Each line of the material must be repeated precisely, with the pictures left out.
:::::
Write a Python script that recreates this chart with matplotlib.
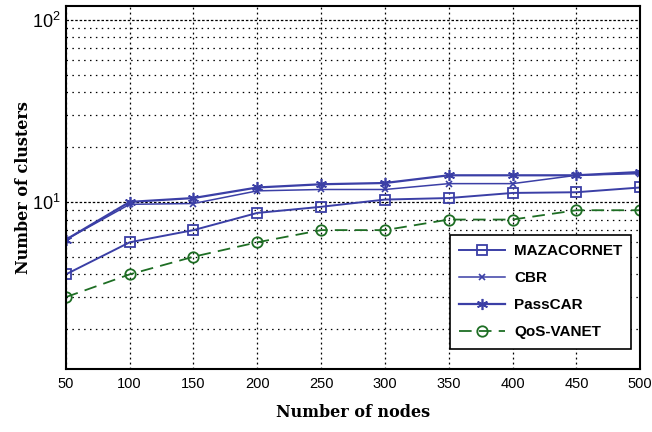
import matplotlib
matplotlib.use("Agg")
import matplotlib.pyplot as plt
from matplotlib.ticker import LogLocator, NullFormatter, FixedLocator

# Cluster counts versus network size
nodes = [50, 100, 150, 200, 250, 300, 350, 400, 450, 500]
mazacornet = [4.0, 6.0, 7.0, 8.7, 9.4, 10.3, 10.5, 11.2, 11.3, 12.0]
cbr = [6.2, 9.7, 9.8, 11.5, 11.7, 11.7, 12.6, 12.6, 14.0, 14.3]
passcar = [6.2, 10.0, 10.5, 12.0, 12.5, 12.7, 14.0, 14.0, 14.0, 14.6]
qos_vanet = [3.0, 4.0, 5.0, 6.0, 7.0, 7.0, 8.0, 8.0, 9.0, 9.0]

blue = '#3b3fa6'
green = '#1e6e24'

fig = plt.figure(figsize=(6.52, 4.32), dpi=100)
ax = fig.add_axes([0.101, 0.146, 0.881, 0.840])

ax.plot(nodes, mazacornet, color=blue, lw=1.4, marker='s', ms=7.5,
        mfc='none', mec=blue, mew=1.3, label='MAZACORNET')
ax.plot(nodes, cbr, color=blue, lw=1.1, marker='x', ms=5,
        mec=blue, mew=1.2, label='CBR')
ax.plot(nodes, passcar, color=blue, lw=1.6, marker=(6, 2, 0), ms=8,
        mec=blue, mew=1.2, label='PassCAR')
ax.plot(nodes, qos_vanet, color=green, lw=1.3, ls=(0, (7, 4)), marker='o',
        ms=7.5, mfc='none', mec=green, mew=1.3, label='QoS-VANET')

ax.set_yscale('log')
ax.set_xlim(50, 500)
ax.set_ylim(1.21, 119)
ax.xaxis.set_major_locator(FixedLocator(nodes))
ax.yaxis.set_major_locator(LogLocator(base=10, numticks=5))
ax.yaxis.set_minor_locator(LogLocator(base=10, subs=range(2, 10), numticks=20))
ax.yaxis.set_minor_formatter(NullFormatter())

ax.grid(True, which='major', axis='x', color='black', ls=(0, (1.5, 2.5)), lw=0.9)
ax.grid(True, which='major', axis='y', color='black', ls=(0, (2, 1.5)), lw=0.9)
ax.grid(True, which='minor', axis='y', color='black', ls=(0, (1.2, 3.5)), lw=0.9)
ax.tick_params(which='both', direction='in', length=0)
ax.tick_params(axis='x', labelsize=10.5, pad=6)
ax.tick_params(axis='y', labelsize=13, pad=4)
for lab in ax.get_xticklabels() + ax.get_yticklabels():
    lab.set_family('Liberation Sans')

for sp in ax.spines.values():
    sp.set_linewidth(1.5)

ax.set_xlabel('Number of nodes', family='DejaVu Serif', fontweight='bold',
              fontsize=11.5, labelpad=9)
ax.set_ylabel('Number of clusters', family='DejaVu Serif', fontweight='bold',
              fontsize=11.5, labelpad=0)

leg = ax.legend(loc='lower right', bbox_to_anchor=(0.998, 0.035), fancybox=False,
                edgecolor='black', framealpha=1, handlelength=3.0,
                handletextpad=0.6, labelspacing=0.85, borderpad=0.6,
                prop={'family': 'Liberation Sans', 'weight': 'bold', 'size': 11})
leg.get_frame().set_linewidth(1.2)

fig.savefig('out.png', dpi=100)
:::::
| FINISHED EXERCISE |
Write a Python script that recreates this chart with matplotlib.
import matplotlib
matplotlib.use("Agg")
import matplotlib.pyplot as plt
from matplotlib.ticker import LogLocator, NullFormatter, FixedLocator

# Cluster counts versus network size
nodes = [50, 100, 150, 200, 250, 300, 350, 400, 450, 500]
mazacornet = [4.0, 6.0, 7.0, 8.7, 9.4, 10.3, 10.5, 11.2, 11.3, 12.0]
cbr = [6.2, 9.7, 9.8, 11.5, 11.7, 11.7, 12.6, 12.6, 14.0, 14.3]
passcar = [6.2, 10.0, 10.5, 12.0, 12.5, 12.7, 14.0, 14.0, 14.0, 14.6]
qos_vanet = [3.0, 4.0, 5.0, 6.0, 7.0, 7.0, 8.0, 8.0, 9.0, 9.0]

blue = '#3b3fa6'
green = '#1e6e24'

fig = plt.figure(figsize=(6.52, 4.32), dpi=100)
ax = fig.add_axes([0.101, 0.146, 0.881, 0.840])

ax.plot(nodes, mazacornet, color=blue, lw=1.4, marker='s', ms=7.5,
        mfc='none', mec=blue, mew=1.3, label='MAZACORNET')
ax.plot(nodes, cbr, color=blue, lw=1.1, marker='x', ms=5,
        mec=blue, mew=1.2, label='CBR')
ax.plot(nodes, passcar, color=blue, lw=1.6, marker=(6, 2, 0), ms=8,
        mec=blue, mew=1.2, label='PassCAR')
ax.plot(nodes, qos_vanet, color=green, lw=1.3, ls=(0, (7, 4)), marker='o',
        ms=7.5, mfc='none', mec=green, mew=1.3, label='QoS-VANET')

ax.set_yscale('log')
ax.set_xlim(50, 500)
ax.set_ylim(1.21, 119)
ax.xaxis.set_major_locator(FixedLocator(nodes))
ax.yaxis.set_major_locator(LogLocator(base=10, numticks=5))
ax.yaxis.set_minor_locator(LogLocator(base=10, subs=range(2, 10), numticks=20))
ax.yaxis.set_minor_formatter(NullFormatter())

ax.grid(True, which='major', axis='x', color='black', ls=(0, (1.5, 2.5)), lw=0.9)
ax.grid(True, which='major', axis='y', color='black', ls=(0, (2, 1.5)), lw=0.9)
ax.grid(True, which='minor', axis='y', color='black', ls=(0, (1.2, 3.5)), lw=0.9)
ax.tick_params(which='both', direction='in', length=0)
ax.tick_params(axis='x', labelsize=10.5, pad=6)
ax.tick_params(axis='y', labelsize=13, pad=4)
for lab in ax.get_xticklabels() + ax.get_yticklabels():
    lab.set_family('Liberation Sans')

for sp in ax.spines.values():
    sp.set_linewidth(1.5)

ax.set_xlabel('Number of nodes', family='DejaVu Serif', fontweight='bold',
              fontsize=11.5, labelpad=9)
ax.set_ylabel('Number of clusters', family='DejaVu Serif', fontweight='bold',
              fontsize=11.5, labelpad=0)

leg = ax.legend(loc='lower right', bbox_to_anchor=(0.998, 0.035), fancybox=False,
                edgecolor='black', framealpha=1, handlelength=3.0,
                handletextpad=0.6, labelspacing=0.85, borderpad=0.6,
                prop={'family': 'Liberation Sans', 'weight': 'bold', 'size': 11})
leg.get_frame().set_linewidth(1.2)

fig.savefig('out.png', dpi=100)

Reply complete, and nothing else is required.